* start SUPPLIED DATA *
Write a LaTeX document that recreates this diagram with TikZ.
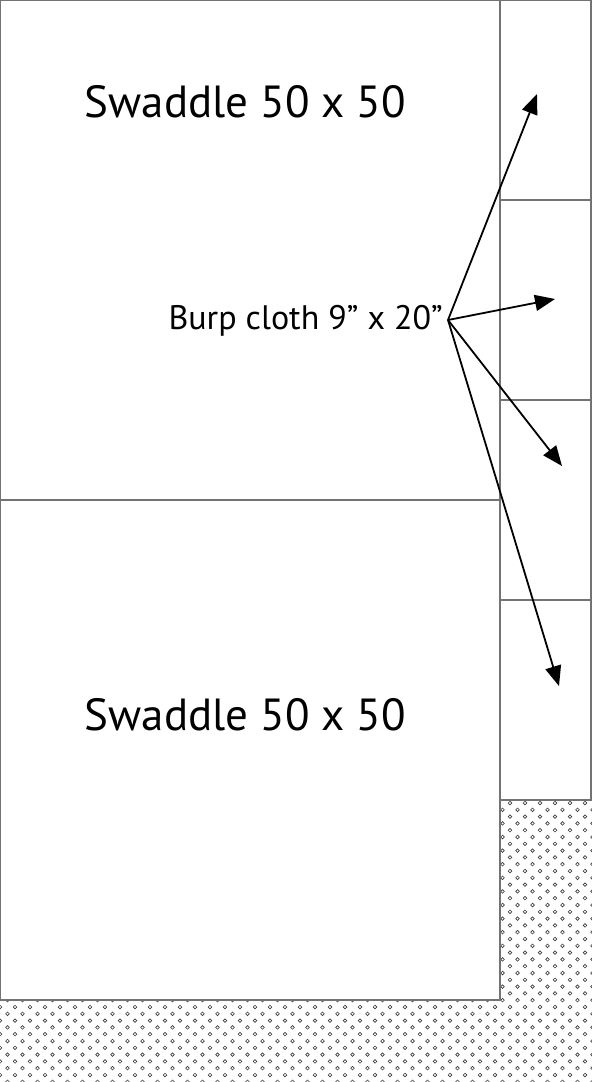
\documentclass[tikz,border=0pt]{standalone}
\usepackage{fontspec}
\setmainfont{PT Sans}
\usetikzlibrary{arrows.meta,positioning}
\begin{document}
\begin{tikzpicture}[x=1pt,y=-1pt,
    sheet/.style = {draw=black!55, line width=1.3pt, inner sep=0pt},
    pointer/.style = {-{Triangle[length=20pt,width=16pt]}, line width=1.8pt}]
  \useasboundingbox (0,0) rectangle (592,1082);
  % fabric left over
  \begin{scope}
    \clip (500,800) -| (592,1082) -| (0,1000) -| cycle;
    \foreach \r in {0,...,41} {
      \pgfmathsetmacro\yy{803+6.8*\r}
      \pgfmathsetmacro\off{mod(\r,2)*7.5}
      \foreach \c in {0,...,40}
        \draw[black!75, line width=0.65pt] (\off+15*\c,\yy) circle (1.8);
    }
  \end{scope}
  % swaddles
  \node[sheet, minimum width=500pt, minimum height=500pt] (sw1) at (250,250) {};
  \node[sheet, minimum width=500pt, minimum height=500pt] (sw2) at (250,750) {};
  \node[font=\fontsize{45}{50}\selectfont] (t1) at (245.5,102) {Swaddle 50 x 50};
  \node[font=\fontsize{45}{50}\selectfont] (t2) at (245.5,715) {Swaddle 50 x 50};
  % burp cloths
  \foreach \i in {1,...,4}
    \node[sheet, minimum width=91pt, minimum height=200pt] (c\i) at (545.5,200*\i-100) {};
  \node[font=\fontsize{34}{38}\selectfont, inner sep=0pt, anchor=east] (burp) at (443,321) {Burp cloth 9” x 20”};
  \coordinate (hub) at (448,320);
  \coordinate (p1) at (537,94);
  \coordinate (p2) at (555,299);
  \coordinate (p3) at (562,466);
  \coordinate (p4) at (559,686);
  \foreach \i in {1,...,4}
    \draw[pointer] (hub) -- (p\i);
\end{tikzpicture}
\end{document}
* end SUPPLIED DATA *
* **STATED EXERCISE**:
Quote the data above in full and without alteration; skip the pictures.

* **COMPLETED TASK**:
Write a LaTeX document that recreates this diagram with TikZ.
\documentclass[tikz,border=0pt]{standalone}
\usepackage{fontspec}
\setmainfont{PT Sans}
\usetikzlibrary{arrows.meta,positioning}
\begin{document}
\begin{tikzpicture}[x=1pt,y=-1pt,
    sheet/.style = {draw=black!55, line width=1.3pt, inner sep=0pt},
    pointer/.style = {-{Triangle[length=20pt,width=16pt]}, line width=1.8pt}]
  \useasboundingbox (0,0) rectangle (592,1082);
  % fabric left over
  \begin{scope}
    \clip (500,800) -| (592,1082) -| (0,1000) -| cycle;
    \foreach \r in {0,...,41} {
      \pgfmathsetmacro\yy{803+6.8*\r}
      \pgfmathsetmacro\off{mod(\r,2)*7.5}
      \foreach \c in {0,...,40}
        \draw[black!75, line width=0.65pt] (\off+15*\c,\yy) circle (1.8);
    }
  \end{scope}
  % swaddles
  \node[sheet, minimum width=500pt, minimum height=500pt] (sw1) at (250,250) {};
  \node[sheet, minimum width=500pt, minimum height=500pt] (sw2) at (250,750) {};
  \node[font=\fontsize{45}{50}\selectfont] (t1) at (245.5,102) {Swaddle 50 x 50};
  \node[font=\fontsize{45}{50}\selectfont] (t2) at (245.5,715) {Swaddle 50 x 50};
  % burp cloths
  \foreach \i in {1,...,4}
    \node[sheet, minimum width=91pt, minimum height=200pt] (c\i) at (545.5,200*\i-100) {};
  \node[font=\fontsize{34}{38}\selectfont, inner sep=0pt, anchor=east] (burp) at (443,321) {Burp cloth 9” x 20”};
  \coordinate (hub) at (448,320);
  \coordinate (p1) at (537,94);
  \coordinate (p2) at (555,299);
  \coordinate (p3) at (562,466);
  \coordinate (p4) at (559,686);
  \foreach \i in {1,...,4}
    \draw[pointer] (hub) -- (p\i);
\end{tikzpicture}
\end{document}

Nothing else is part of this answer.